The big picture: The U.S. is growing increasingly out of step with the rest of the world. By 2022, mobile payments from companies like Alipay, WeChat Pay and others are projected to account for nearly 50% of global e-commerce sales.
Where it stands: Mobile payment transactions in China rose to nearly $13 trillion in just the period from January to October last year, according to official figures from the Ministry of Industry and Information Technology cited by the South China Morning Post.
- Nearly 75% of supermarkets and convenience stores in Singapore, Malaysia and Thailand now accept mobile payments, a recent Nielsen survey shows.
- Among online shoppers in countries like Italy, Spain and France, PayPal is growing faster than Mastercard and Visa among online shoppers.

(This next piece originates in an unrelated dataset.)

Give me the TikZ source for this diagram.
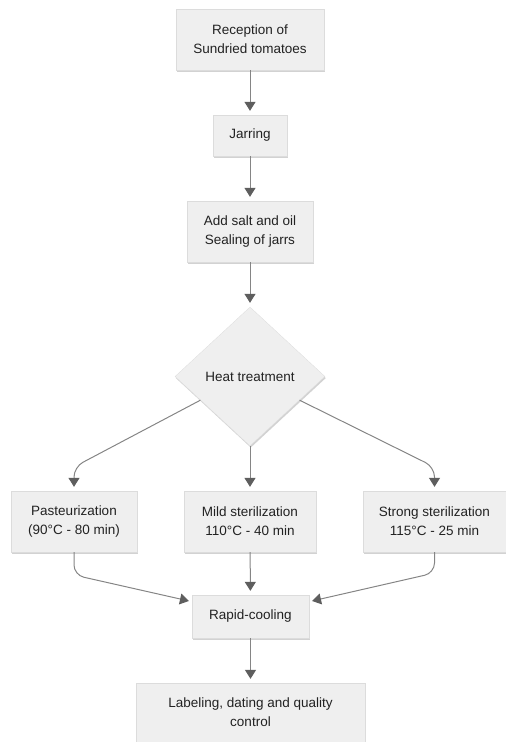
\documentclass[tikz,border=0pt]{standalone}
\usepackage{fontspec}
\setmainfont{Liberation Sans}
\usetikzlibrary{shapes.geometric,arrows.meta,calc,shadows}
\definecolor{boxfill}{HTML}{EFEFEF}
\definecolor{boxshadow}{HTML}{D2D2D2}
\definecolor{linec}{HTML}{858585}
\definecolor{headc}{HTML}{5E5E5E}
\definecolor{textc}{HTML}{222222}
\begin{document}
\begin{tikzpicture}[x=1pt,y=-1pt,
  every node/.style={font=\fontsize{13.5}{19}\selectfont, text=textc, align=center, inner sep=0pt},
  procbox/.style={rectangle, fill=boxfill, draw=boxfill!92!black, line width=0.3pt,
    drop shadow={shadow xshift=0.8pt, shadow yshift=-1.6pt, fill=boxshadow, opacity=1}},
  decbox/.style={diamond, fill=boxfill, draw=boxfill!92!black, line width=0.3pt,
    minimum width=150pt, minimum height=139pt,
    drop shadow={shadow xshift=0.8pt, shadow yshift=-1.6pt, fill=boxshadow, opacity=1}},
  flow/.style={draw=linec, line width=1pt, shorten >=4pt,
    -{Triangle[width=11pt,length=9pt,color=headc]}},
  bentflow/.style={flow, rounded corners=10pt}
]
\useasboundingbox (0,0) rectangle (506,742);

\node[procbox, minimum width=148pt, minimum height=61pt] (rec) at (250,39.5) {Reception of\\Sundried tomatoes};
\node[procbox, minimum width=74pt, minimum height=41pt] (jar) at (250,135.5) {Jarring};
\node[procbox, minimum width=126pt, minimum height=61pt] (salt) at (250,231.5) {Add salt and oil\\Sealing of jarrs};
\node[decbox] (dia) at (250,376.5) {Heat treatment};
\node[procbox, minimum width=126pt, minimum height=61pt] (past) at (74,521.5) {Pasteurization\\(90°C - 80 min)};
\node[procbox, minimum width=132pt, minimum height=61pt] (mild) at (250,521.5) {Mild sterilization\\110°C - 40 min};
\node[procbox, minimum width=143pt, minimum height=61pt] (strong) at (434.5,521.5) {Strong sterilization\\115°C - 25 min};
\node[procbox, minimum width=117pt, minimum height=43pt] (rapid) at (250.5,616.5) {Rapid-cooling};
\node[procbox, minimum width=229pt, minimum height=59pt] (lab) at (250.5,712.5) {Labeling, dating and quality\\control};

\draw[flow] (rec) -- (jar);
\draw[flow] (jar) -- (salt);
\draw[flow] (salt) -- (dia);
\draw[flow] (dia) -- (mild);

\coordinate (dl) at ($(dia.west)!0.34!(dia.south)$);
\coordinate (dr) at ($(dia.east)!0.34!(dia.south)$);
\coordinate (cl) at (74,467);
\coordinate (cr) at (434.5,467);
\draw[bentflow] (dl) -- (cl) -- (past.north);
\draw[bentflow] (dr) -- (cr) -- (strong.north);

\coordinate (rl) at ($(rapid.north west)+(1,7)$);
\coordinate (rr) at ($(rapid.north east)+(-1,7)$);
\coordinate (bl) at (74,575);
\coordinate (br) at (434.5,573);
\draw[bentflow] (past.south) -- (bl) -- (rl);
\draw[bentflow] (strong.south) -- (br) -- (rr);
\draw[flow] (mild) -- (rapid);
\draw[flow] (rapid) -- (lab);
\end{tikzpicture}
\end{document}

The U.S. saw less than 1% of China's total, at $49.3 billion in estimated total mobile payment transactions, according to data from eMarketer.
Why it's happening: Debit and credit cards continue to dominate Americans' wallets. John Dick, CEO of CivicScience, says it really comes down to trust.
- "Americans have long-standing faith in the banking system and much less so in Big Tech. When we've surveyed people on this topic before, U.S. consumers trust their banks more than digital solutions by over 6-to-1. And that gap has widened since 2017."
- "While carrying paper money around is an inconvenience, people feel safer with a bank-provided card than Silicon Valley-provided app."
The bottom line: There's a clear opportunity here. Apple appears to be trying to close the trust gap through its new Apple Card with Goldman Sachs.